Saying that I'm doing pretty good I think... But then again I'm still in the stages that I've always managed to do in the past. I'm only on day 2 of my 30 day challenge. Days 1 and 2 were suppose to be for thinking about what I wanted to write about and asking others what they'd like to read about. Well, I thought about what I wanted to write about and I asked others. I wasn't expecting much feedback, I did get some and I'm very grateful to the people who decided to do that for me. I chose what I'm going to write about and I started my outline this morning. I'm not sure if I should put on here what it's about, I guess I'll figure that out later. I almost feel like that would be jinxing myself somehow.

I'm scared.

Okay, so I was writing my outline and Googled how to get published and scared the crap out of myself because I realized that I have no idea how to take that next step. Yes, I theoretically knew... and I thought I did know. I had a friend who did it. But guess what, I'm not friends with her anymore and she was my only link into the writing world. So, yes I scared myself. I started to hyperventilate thinking this is a huge waste of my time. I'll finish a book for the first time in my life and then have nothing to do with it.

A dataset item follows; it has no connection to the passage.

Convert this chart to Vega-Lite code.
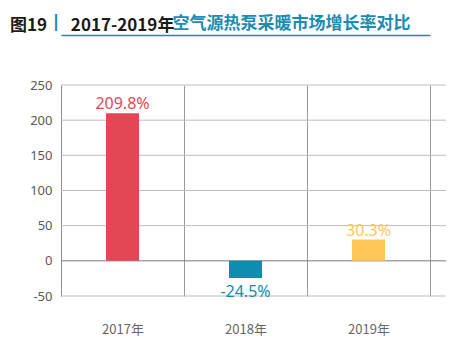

Then I realized that I was as usual putting the cart before the horse (a saying I'm totally stealing from my boyfriend). I've got an outline. Yes, a lot of people plan who they're going to publish with and make all those other decisions before they start a book. They want to take sure that there is interest in this book that they plan to write. Well, you know what? I just want to finish it. I don't care if no one wants to buy it. Well, I do care a little. But I'll be very proud of myself if I manage this massive accomplishment.

When I finish this book I'll figure the rest out. I'll find an editor. I'll find a publisher. If it's good, it'll happen. If it sucks then I'll learn an important lesson. Maybe that lesson will be that I really am not meant to be a writer. Maybe it is just a crazy dream, much like the dreams of millions of people.


I guess in 30 days we'll find out huh?